Copy out the listing that follows exactly, dropping every picture.

** Start Records to use **

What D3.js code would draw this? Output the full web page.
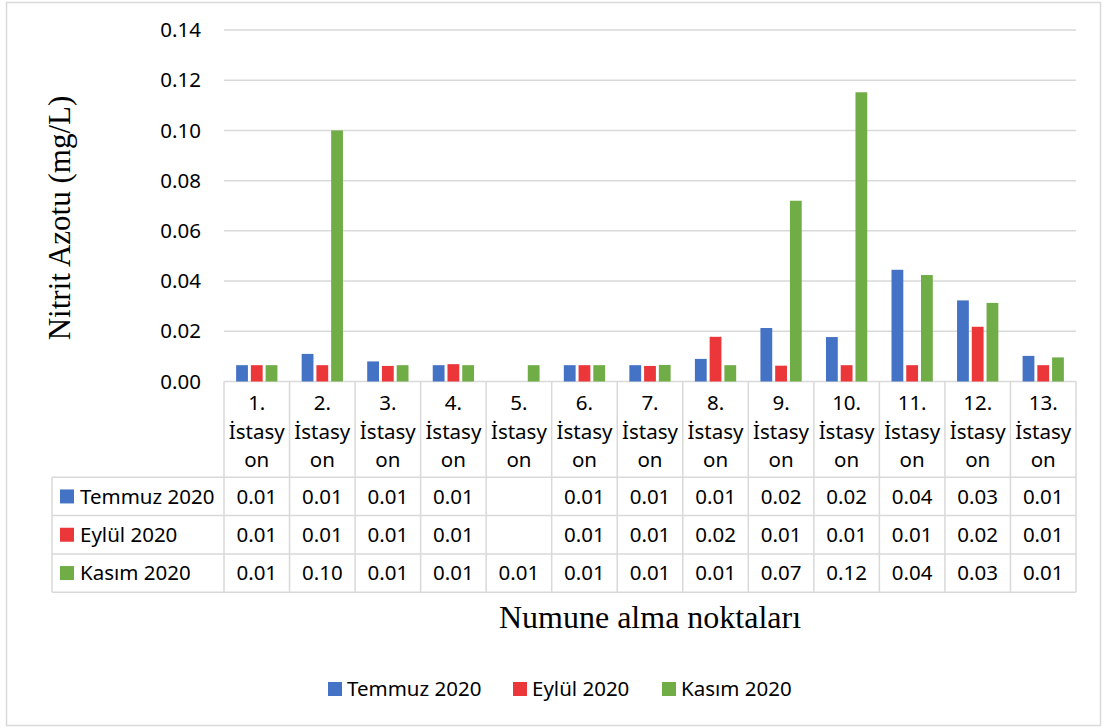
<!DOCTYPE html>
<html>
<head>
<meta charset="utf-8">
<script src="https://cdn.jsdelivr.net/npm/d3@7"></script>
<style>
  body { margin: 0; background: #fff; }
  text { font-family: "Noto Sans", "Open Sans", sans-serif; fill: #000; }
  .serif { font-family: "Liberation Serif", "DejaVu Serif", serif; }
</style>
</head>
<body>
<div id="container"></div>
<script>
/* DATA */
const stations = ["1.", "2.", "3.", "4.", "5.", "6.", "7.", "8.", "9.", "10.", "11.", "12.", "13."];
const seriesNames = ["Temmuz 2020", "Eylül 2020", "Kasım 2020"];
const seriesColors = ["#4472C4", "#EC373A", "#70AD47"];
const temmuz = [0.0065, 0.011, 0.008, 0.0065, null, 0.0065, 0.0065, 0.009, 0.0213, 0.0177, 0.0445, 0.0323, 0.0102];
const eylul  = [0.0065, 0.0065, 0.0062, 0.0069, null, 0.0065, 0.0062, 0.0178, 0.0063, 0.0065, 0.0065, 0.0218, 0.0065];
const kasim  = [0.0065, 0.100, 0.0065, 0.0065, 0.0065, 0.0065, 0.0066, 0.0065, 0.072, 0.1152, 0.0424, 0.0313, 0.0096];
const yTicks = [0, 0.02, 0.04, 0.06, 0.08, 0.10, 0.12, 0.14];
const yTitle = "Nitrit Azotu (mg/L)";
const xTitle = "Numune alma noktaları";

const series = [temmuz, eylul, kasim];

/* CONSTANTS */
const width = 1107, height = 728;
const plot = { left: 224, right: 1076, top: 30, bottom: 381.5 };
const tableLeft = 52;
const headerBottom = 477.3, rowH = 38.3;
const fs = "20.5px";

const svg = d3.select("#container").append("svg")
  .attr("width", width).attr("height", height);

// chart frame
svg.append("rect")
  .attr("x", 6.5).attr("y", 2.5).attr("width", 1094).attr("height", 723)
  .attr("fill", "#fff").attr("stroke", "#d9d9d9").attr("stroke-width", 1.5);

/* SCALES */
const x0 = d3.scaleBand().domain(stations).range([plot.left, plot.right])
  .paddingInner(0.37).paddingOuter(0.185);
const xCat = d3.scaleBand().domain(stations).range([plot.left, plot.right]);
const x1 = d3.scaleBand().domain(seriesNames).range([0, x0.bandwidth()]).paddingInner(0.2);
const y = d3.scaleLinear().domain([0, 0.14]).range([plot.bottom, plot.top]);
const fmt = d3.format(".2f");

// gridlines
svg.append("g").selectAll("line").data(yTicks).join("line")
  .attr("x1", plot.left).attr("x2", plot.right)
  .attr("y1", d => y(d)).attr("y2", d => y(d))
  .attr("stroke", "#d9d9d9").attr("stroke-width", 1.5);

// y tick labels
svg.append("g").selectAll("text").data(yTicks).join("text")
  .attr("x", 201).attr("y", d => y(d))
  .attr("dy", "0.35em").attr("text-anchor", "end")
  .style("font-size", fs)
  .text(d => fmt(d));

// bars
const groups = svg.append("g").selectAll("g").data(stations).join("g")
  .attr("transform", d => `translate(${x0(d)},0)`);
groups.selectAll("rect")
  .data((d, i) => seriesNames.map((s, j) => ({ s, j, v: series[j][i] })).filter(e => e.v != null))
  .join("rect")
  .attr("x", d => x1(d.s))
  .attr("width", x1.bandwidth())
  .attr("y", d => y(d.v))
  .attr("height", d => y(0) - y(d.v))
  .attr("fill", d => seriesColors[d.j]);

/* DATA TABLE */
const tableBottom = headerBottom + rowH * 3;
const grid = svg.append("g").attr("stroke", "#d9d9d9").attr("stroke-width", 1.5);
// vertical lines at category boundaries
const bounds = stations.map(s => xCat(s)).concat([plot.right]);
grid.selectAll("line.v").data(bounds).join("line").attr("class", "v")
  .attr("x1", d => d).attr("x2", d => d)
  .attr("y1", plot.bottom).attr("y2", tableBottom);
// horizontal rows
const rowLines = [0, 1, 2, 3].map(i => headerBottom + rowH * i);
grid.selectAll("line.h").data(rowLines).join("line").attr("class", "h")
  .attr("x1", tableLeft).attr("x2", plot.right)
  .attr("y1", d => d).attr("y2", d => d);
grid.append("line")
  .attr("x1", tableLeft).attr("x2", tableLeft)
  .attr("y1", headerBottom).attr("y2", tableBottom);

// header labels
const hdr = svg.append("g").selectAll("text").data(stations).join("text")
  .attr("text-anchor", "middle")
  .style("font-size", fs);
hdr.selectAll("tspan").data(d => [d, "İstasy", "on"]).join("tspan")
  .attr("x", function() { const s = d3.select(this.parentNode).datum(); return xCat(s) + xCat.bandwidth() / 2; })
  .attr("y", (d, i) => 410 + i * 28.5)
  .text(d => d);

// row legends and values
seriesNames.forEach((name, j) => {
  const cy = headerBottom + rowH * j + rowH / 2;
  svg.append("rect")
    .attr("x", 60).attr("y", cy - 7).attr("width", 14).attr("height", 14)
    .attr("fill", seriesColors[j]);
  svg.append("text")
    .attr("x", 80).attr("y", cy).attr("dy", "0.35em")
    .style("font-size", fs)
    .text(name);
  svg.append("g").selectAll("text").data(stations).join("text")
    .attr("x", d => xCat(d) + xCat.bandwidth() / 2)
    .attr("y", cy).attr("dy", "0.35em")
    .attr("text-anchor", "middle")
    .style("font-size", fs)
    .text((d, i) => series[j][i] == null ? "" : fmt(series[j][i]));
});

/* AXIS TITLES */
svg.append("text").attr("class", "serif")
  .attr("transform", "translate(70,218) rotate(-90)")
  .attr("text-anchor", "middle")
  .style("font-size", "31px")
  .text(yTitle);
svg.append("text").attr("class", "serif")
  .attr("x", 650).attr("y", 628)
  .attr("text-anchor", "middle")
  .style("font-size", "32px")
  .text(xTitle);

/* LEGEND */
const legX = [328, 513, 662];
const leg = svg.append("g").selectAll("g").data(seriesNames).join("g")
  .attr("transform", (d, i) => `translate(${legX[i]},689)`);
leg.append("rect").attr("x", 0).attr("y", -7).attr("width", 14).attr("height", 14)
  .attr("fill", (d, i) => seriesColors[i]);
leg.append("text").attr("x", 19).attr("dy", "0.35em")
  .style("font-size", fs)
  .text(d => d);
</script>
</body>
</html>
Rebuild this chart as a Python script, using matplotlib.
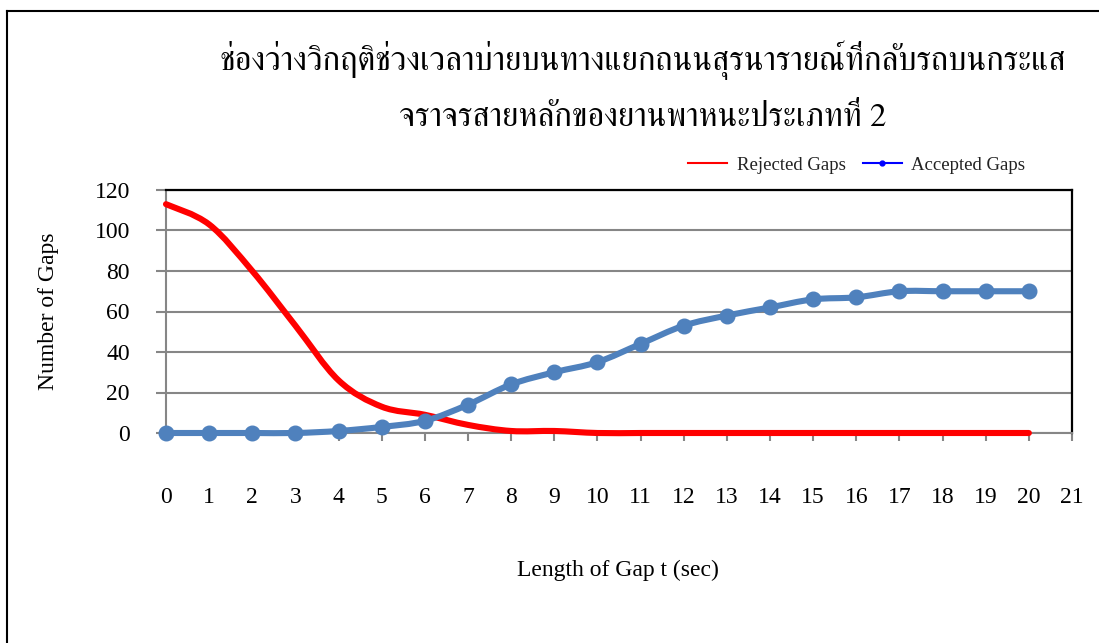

** End Records to use **

## Response below
What D3.js code would draw this? Output the full web page.
<!DOCTYPE html>
<html>
<head>
<meta charset="utf-8">
<script src="https://cdn.jsdelivr.net/npm/d3@7"></script>
<style>
  body { margin: 0; background: #fff; }
  text { font-family: "Noto Sans", "Open Sans", sans-serif; fill: #000; }
  .serif { font-family: "Liberation Serif", "DejaVu Serif", serif; }
</style>
</head>
<body>
<div id="container"></div>
<script>
/* DATA */
const stations = ["1.", "2.", "3.", "4.", "5.", "6.", "7.", "8.", "9.", "10.", "11.", "12.", "13."];
const seriesNames = ["Temmuz 2020", "Eylül 2020", "Kasım 2020"];
const seriesColors = ["#4472C4", "#EC373A", "#70AD47"];
const temmuz = [0.0065, 0.011, 0.008, 0.0065, null, 0.0065, 0.0065, 0.009, 0.0213, 0.0177, 0.0445, 0.0323, 0.0102];
const eylul  = [0.0065, 0.0065, 0.0062, 0.0069, null, 0.0065, 0.0062, 0.0178, 0.0063, 0.0065, 0.0065, 0.0218, 0.0065];
const kasim  = [0.0065, 0.100, 0.0065, 0.0065, 0.0065, 0.0065, 0.0066, 0.0065, 0.072, 0.1152, 0.0424, 0.0313, 0.0096];
const yTicks = [0, 0.02, 0.04, 0.06, 0.08, 0.10, 0.12, 0.14];
const yTitle = "Nitrit Azotu (mg/L)";
const xTitle = "Numune alma noktaları";

const series = [temmuz, eylul, kasim];

/* CONSTANTS */
const width = 1107, height = 728;
const plot = { left: 224, right: 1076, top: 30, bottom: 381.5 };
const tableLeft = 52;
const headerBottom = 477.3, rowH = 38.3;
const fs = "20.5px";

const svg = d3.select("#container").append("svg")
  .attr("width", width).attr("height", height);

// chart frame
svg.append("rect")
  .attr("x", 6.5).attr("y", 2.5).attr("width", 1094).attr("height", 723)
  .attr("fill", "#fff").attr("stroke", "#d9d9d9").attr("stroke-width", 1.5);

/* SCALES */
const x0 = d3.scaleBand().domain(stations).range([plot.left, plot.right])
  .paddingInner(0.37).paddingOuter(0.185);
const xCat = d3.scaleBand().domain(stations).range([plot.left, plot.right]);
const x1 = d3.scaleBand().domain(seriesNames).range([0, x0.bandwidth()]).paddingInner(0.2);
const y = d3.scaleLinear().domain([0, 0.14]).range([plot.bottom, plot.top]);
const fmt = d3.format(".2f");

// gridlines
svg.append("g").selectAll("line").data(yTicks).join("line")
  .attr("x1", plot.left).attr("x2", plot.right)
  .attr("y1", d => y(d)).attr("y2", d => y(d))
  .attr("stroke", "#d9d9d9").attr("stroke-width", 1.5);

// y tick labels
svg.append("g").selectAll("text").data(yTicks).join("text")
  .attr("x", 201).attr("y", d => y(d))
  .attr("dy", "0.35em").attr("text-anchor", "end")
  .style("font-size", fs)
  .text(d => fmt(d));

// bars
const groups = svg.append("g").selectAll("g").data(stations).join("g")
  .attr("transform", d => `translate(${x0(d)},0)`);
groups.selectAll("rect")
  .data((d, i) => seriesNames.map((s, j) => ({ s, j, v: series[j][i] })).filter(e => e.v != null))
  .join("rect")
  .attr("x", d => x1(d.s))
  .attr("width", x1.bandwidth())
  .attr("y", d => y(d.v))
  .attr("height", d => y(0) - y(d.v))
  .attr("fill", d => seriesColors[d.j]);

/* DATA TABLE */
const tableBottom = headerBottom + rowH * 3;
const grid = svg.append("g").attr("stroke", "#d9d9d9").attr("stroke-width", 1.5);
// vertical lines at category boundaries
const bounds = stations.map(s => xCat(s)).concat([plot.right]);
grid.selectAll("line.v").data(bounds).join("line").attr("class", "v")
  .attr("x1", d => d).attr("x2", d => d)
  .attr("y1", plot.bottom).attr("y2", tableBottom);
// horizontal rows
const rowLines = [0, 1, 2, 3].map(i => headerBottom + rowH * i);
grid.selectAll("line.h").data(rowLines).join("line").attr("class", "h")
  .attr("x1", tableLeft).attr("x2", plot.right)
  .attr("y1", d => d).attr("y2", d => d);
grid.append("line")
  .attr("x1", tableLeft).attr("x2", tableLeft)
  .attr("y1", headerBottom).attr("y2", tableBottom);

// header labels
const hdr = svg.append("g").selectAll("text").data(stations).join("text")
  .attr("text-anchor", "middle")
  .style("font-size", fs);
hdr.selectAll("tspan").data(d => [d, "İstasy", "on"]).join("tspan")
  .attr("x", function() { const s = d3.select(this.parentNode).datum(); return xCat(s) + xCat.bandwidth() / 2; })
  .attr("y", (d, i) => 410 + i * 28.5)
  .text(d => d);

// row legends and values
seriesNames.forEach((name, j) => {
  const cy = headerBottom + rowH * j + rowH / 2;
  svg.append("rect")
    .attr("x", 60).attr("y", cy - 7).attr("width", 14).attr("height", 14)
    .attr("fill", seriesColors[j]);
  svg.append("text")
    .attr("x", 80).attr("y", cy).attr("dy", "0.35em")
    .style("font-size", fs)
    .text(name);
  svg.append("g").selectAll("text").data(stations).join("text")
    .attr("x", d => xCat(d) + xCat.bandwidth() / 2)
    .attr("y", cy).attr("dy", "0.35em")
    .attr("text-anchor", "middle")
    .style("font-size", fs)
    .text((d, i) => series[j][i] == null ? "" : fmt(series[j][i]));
});

/* AXIS TITLES */
svg.append("text").attr("class", "serif")
  .attr("transform", "translate(70,218) rotate(-90)")
  .attr("text-anchor", "middle")
  .style("font-size", "31px")
  .text(yTitle);
svg.append("text").attr("class", "serif")
  .attr("x", 650).attr("y", 628)
  .attr("text-anchor", "middle")
  .style("font-size", "32px")
  .text(xTitle);

/* LEGEND */
const legX = [328, 513, 662];
const leg = svg.append("g").selectAll("g").data(seriesNames).join("g")
  .attr("transform", (d, i) => `translate(${legX[i]},689)`);
leg.append("rect").attr("x", 0).attr("y", -7).attr("width", 14).attr("height", 14)
  .attr("fill", (d, i) => seriesColors[i]);
leg.append("text").attr("x", 19).attr("dy", "0.35em")
  .style("font-size", fs)
  .text(d => d);
</script>
</body>
</html>
Rebuild this chart as a Python script, using matplotlib.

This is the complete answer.